Самое интересное, впрочем, двадцатое эссе. Оно называется совершенно дико: "Мы неспособны к беспримесному наслаждению". На самом деле, оно о сексе. Это первое в мировой литературе эссе о сексе, абсолютно искреннее, умное, глубокое. Фрейд ничего не сказал сверх того, что сказано Монтенем в этом тексте. Никакой эротический писатель не превзошёл Монтеня, которому явно доставляло удовольствие описывать неописуемое, выращивать словосочетания, способные удержаться от падения в пропасть неприличного и в то же время всё описывающие адекватно и глубоко. Монтень внимательно рассматривает человека, который "изнемогает под бременем своего блаженства".

"Чувствую, что ему не под силу выдерживать столь беспримесное и столь всеобъемлющее непрерывное наслаждение. И действительно, едва насытившись им, он уже бежит от него и, побуждаемый естественным чувством, торопится спрыгнуть сам со ступеньки, на которой ему никоим образом не устоять и с которой он боится сверзиться вниз".

Тут Монтень приоткрывает крышку атомного реактора, который бурлит в человеке. Тут и обнаруживает он источник и лживости, и искренности, и взлётов к Богу, и предательства Бога.

Источником свободы является любовь.

Человек способен любить. Это гарантирует, что человек стремится к истине, к Богу, к вере.

Человек не есть любовь - в отличие от Бога. Это гарантирует, что человек всегда может ошибаться и в вопросах веры, и в отношениях с Богом, и в отношениях с другими людьми.

Ошибаться могут не только "еретики", но и инквизиторы, вот в чём загвоздка! Ошибаться поврозь и коллективно, ошибаться утром, в обед и вечером, ошибаться весело и ошибаться уныло, но - ошибаться.

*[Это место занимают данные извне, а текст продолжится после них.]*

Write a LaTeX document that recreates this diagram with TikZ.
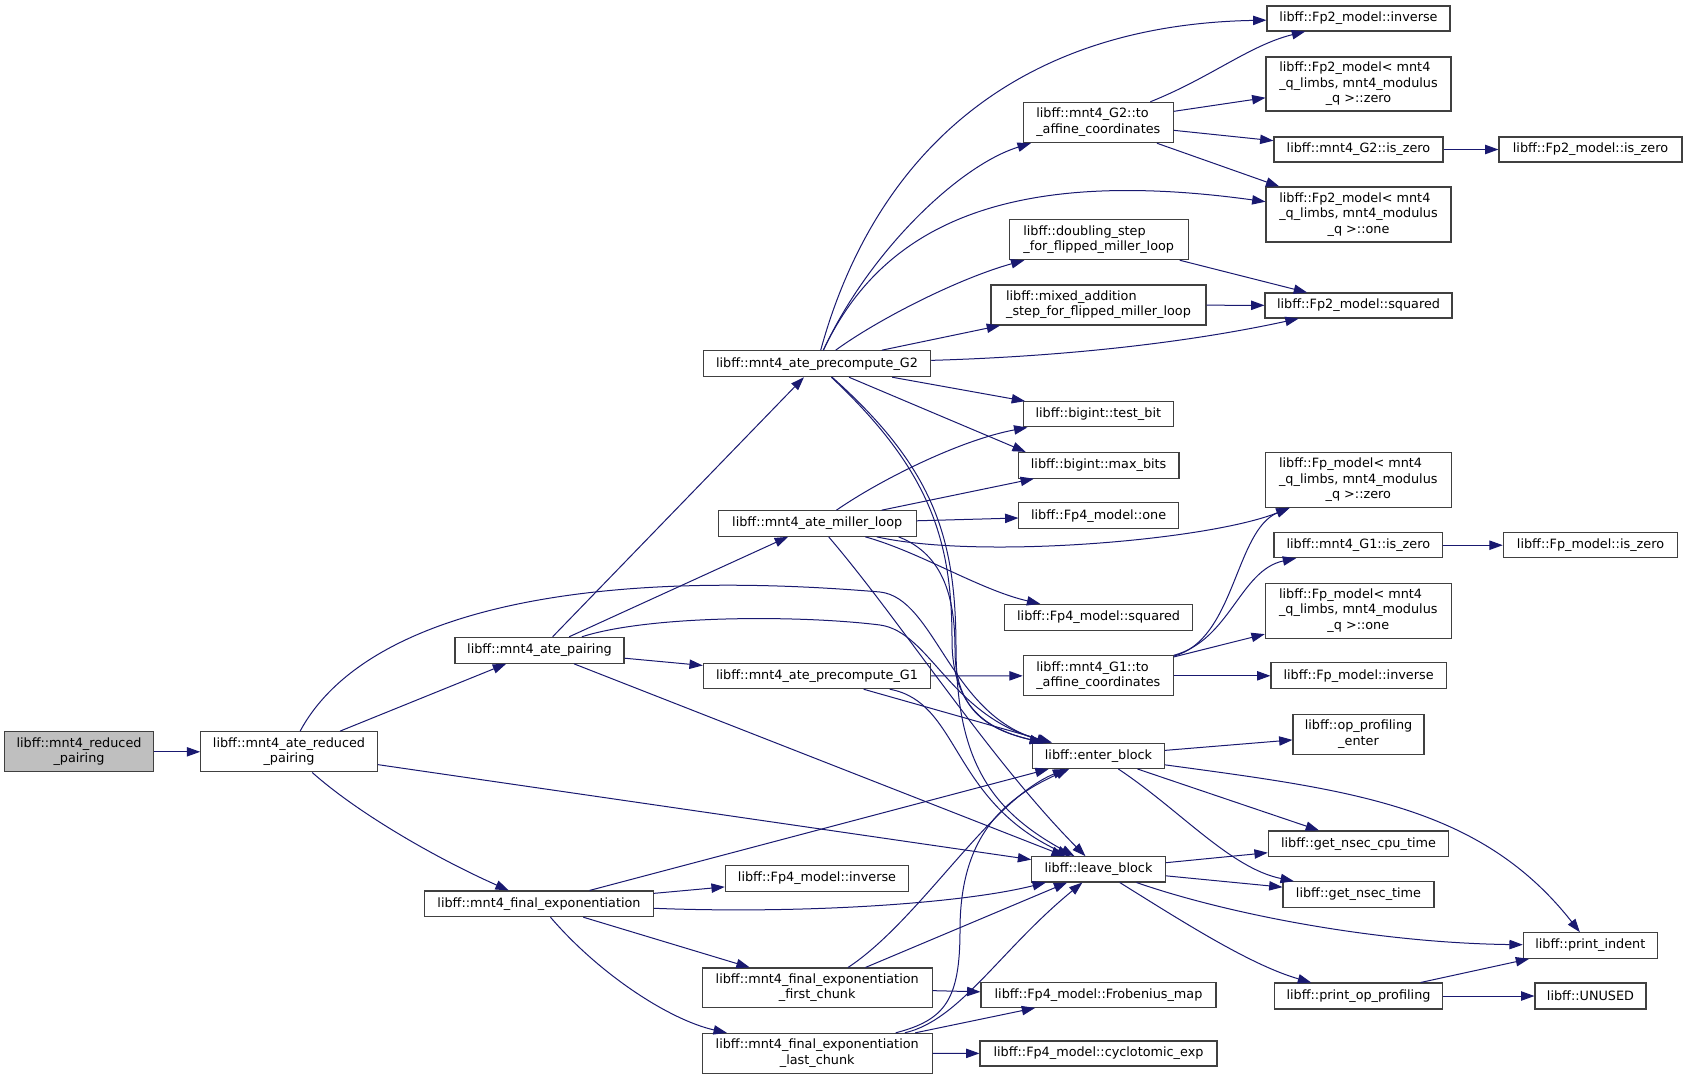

Свобода веры вытекает не из прагматических соображений - возможно, насилие и может исправить еретика. Свободы веры вытекает не из требований разума - разум может легко оправдать несвободу, он всего лишь способ решения задачи, а не источник задач и целей. Свобода веры вытекает из природы любви, порождающей и свободу, и веру, и разум.

Гвозди нетрудно зажать в тиски, но бессмысленно наращивать тиски, чтобы удержать плазму. Веру, может сохранить и поддерживать свобода, как солнечную плазму сохраняют не верёвками и цепями, а неосязаемым, но мощным электромагнитное поле.